Investment and Financial Markets

Can You Withdraw From a Certificate of Deposit Early?

Understand the options, implications, and steps for withdrawing funds from your Certificate of Deposit before maturity.

A Certificate of Deposit (CD) is a type of savings account where a fixed sum of money is held for a predetermined period, known as the term, in exchange for a fixed interest rate. This financial product is a low-risk option for growing savings, often offering higher interest rates than traditional savings accounts due to the committed duration of funds. The expectation is that the funds remain untouched until the maturity date, at which point the principal and accrued interest can be withdrawn. This commitment provides predictability in earnings, allowing depositors to know exactly how much interest they will earn over the CD’s term.

Early Withdrawal Penalties

Withdrawing funds from a Certificate of Deposit before its maturity date typically incurs an early withdrawal penalty. This penalty is a fee charged by the financial institution. The specific structure and calculation of these penalties can vary significantly among different banks and credit unions, as outlined in the CD agreement.

Penalties are most commonly assessed as a forfeiture of a certain number of months’ worth of interest. For example, a CD with a term of less than one year might incur a penalty of three months’ interest, while longer-term CDs could have a penalty equivalent to 12 months’ interest or more. Some institutions may calculate the penalty based on the interest rate applied to the original principal balance, or specifically on the amount being withdrawn. If the accrued interest is less than the penalty amount, the difference may be deducted from the principal, potentially resulting in a loss of some of the initial investment. Federal regulations mandate a minimum penalty of seven days’ simple interest for withdrawals made within the first six days of a CD’s term, though there is no maximum penalty.

The penalty amount can also depend on how far into the term the withdrawal occurs. It is important to review the CD’s terms and conditions, ideally before opening the account, to understand the exact penalty structure. This information details how the penalty is computed and whether it impacts only earned interest or could potentially dip into the principal. Any interest earned on the CD is generally considered taxable income and must be reported, but early withdrawal penalties may be deductible from taxable income, which could reduce the overall tax liability.

Circumstances for Avoiding Penalties

While early withdrawals from Certificates of Deposit usually incur penalties, certain situations and CD types allow for penalty-free access to funds. Some financial institutions offer specialized products known as “no-penalty CDs” or “liquid CDs.” These CDs permit withdrawals before maturity without the forfeiture of interest.

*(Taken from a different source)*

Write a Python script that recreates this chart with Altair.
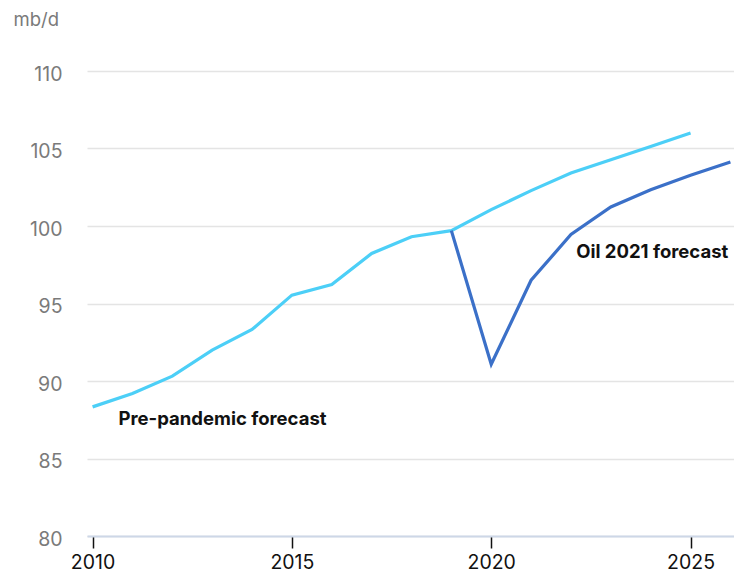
import altair as alt
import pandas as pd

# World oil demand, mb/d
years_pre = list(range(2010, 2026))
pre_pandemic = [88.33, 89.19, 90.31, 91.99, 93.32, 95.54, 96.23, 98.23,
                99.31, 99.70, 101.06, 102.28, 103.42, 104.28, 105.13, 106.0]

years_oil21 = list(range(2019, 2027))
oil_2021 = [99.70, 91.08, 96.50, 99.45, 101.23, 102.34, 103.27, 104.13]

label_text = ["Pre-pandemic forecast", "Oil 2021 forecast"]
label_x = [2010.65, 2022.13]
label_y = [87.15, 97.93]

FONT = "Inter"

df = pd.concat([
    pd.DataFrame({"year": years_pre, "value": pre_pandemic, "series": "Pre-pandemic forecast"}),
    pd.DataFrame({"year": years_oil21, "value": oil_2021, "series": "Oil 2021 forecast"}),
])
labels = pd.DataFrame({"text": label_text, "year": label_x, "value": label_y})

x_scale = alt.Scale(domain=[2009.86, 2026.09], nice=False, zero=False)
y_scale = alt.Scale(domain=[80, 110], nice=False, zero=False)

lines = alt.Chart(df).mark_line(strokeWidth=3.2, clip=True).encode(
    x=alt.X("year:Q", scale=x_scale,
            axis=alt.Axis(values=[2010, 2015, 2020, 2025], format="d", grid=False,
                          title=None, tickColor="#111111", tickSize=12, tickWidth=1.5,
                          labelColor="#111111", labelFontSize=19.5, labelFont=FONT,
                          labelPadding=5, domainColor="#cdd7e7", domainWidth=2)),
    y=alt.Y("value:Q", scale=y_scale,
            axis=alt.Axis(values=[80, 85, 90, 95, 100, 105, 110], grid=True,
                          gridColor="#e4e4e4", gridWidth=1.5, domain=False, ticks=False,
                          labelColor="#7a7a7a", labelFontSize=19.5, labelFont=FONT,
                          labelPadding=25, labelOffset=3, title="mb/d", titleAngle=0,
                          titleX=-74, titleY=-46, titleAlign="left",
                          titleBaseline="alphabetic", titleFont=FONT,
                          titleFontSize=18.5, titleFontWeight="normal",
                          titleColor="#7a7a7a")),
    color=alt.Color("series:N",
                    scale=alt.Scale(domain=["Pre-pandemic forecast", "Oil 2021 forecast"],
                                    range=["#4ccff7", "#3b70c8"]),
                    legend=None),
    order=alt.Order("series:N", sort="descending"),
)

text = alt.Chart(labels).mark_text(
    align="left", baseline="alphabetic", font=FONT, fontSize=18.5,
    fontWeight="bold", color="#111111"
).encode(
    x=alt.X("year:Q", scale=x_scale),
    y=alt.Y("value:Q", scale=y_scale),
    text="text:N",
)

chart = alt.layer(lines, text).properties(
    width=647, height=465,
    background="white",
    autosize=alt.AutoSizeParams(type="none"),
    padding={"left": 87, "top": 71, "right": 0, "bottom": 36},
).configure_view(stroke=None)

chart.save("out.html", embed_options={"renderer": "svg", "actions": False})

No-penalty CDs typically allow withdrawals after a short initial waiting period, often seven days from funding. However, this added liquidity often comes with a trade-off, as these CDs generally offer slightly lower interest rates compared to standard fixed-term CDs. Most no-penalty CDs do not allow partial withdrawals, meaning that if funds are accessed early, the entire balance must be withdrawn and the account closed.

Beyond specific product types, certain life events or legal circumstances may also lead to a waiver of early withdrawal penalties. Many financial institutions will waive the penalty in cases of the CD owner’s death or legal incapacitation. Documentation, such as a death certificate or court order, is typically required to process such waivers. Some institutions might also consider waiving penalties in other specific situations, such as for Individual Retirement Account (IRA) CDs if the owner becomes disabled or reaches a certain age, or in instances of demonstrable financial hardship, though these waivers are granted at the institution’s discretion.

How to Initiate an Early Withdrawal

Initiating an early withdrawal from a Certificate of Deposit primarily requires direct communication with the financial institution. The first step is to contact the bank or credit union where the CD is held. This can often be done by phone, through online banking platforms, or by visiting a local branch.

When contacting the institution, clearly state the intention to withdraw funds from a specific CD account. The institution will require verification of identity. This may involve providing personal details, account numbers, and answering security questions. The representative will explain the specific terms and conditions applicable to the early withdrawal, including any penalties assessed according to the CD agreement.

The financial institution will guide the accountholder through any required paperwork, which often includes a withdrawal request form. This form typically details the amount to be withdrawn and acknowledges the applicable penalties. Once the paperwork is complete and processed, the funds can be disbursed through various methods, such as a transfer to a linked checking or savings account, or by issuing a check.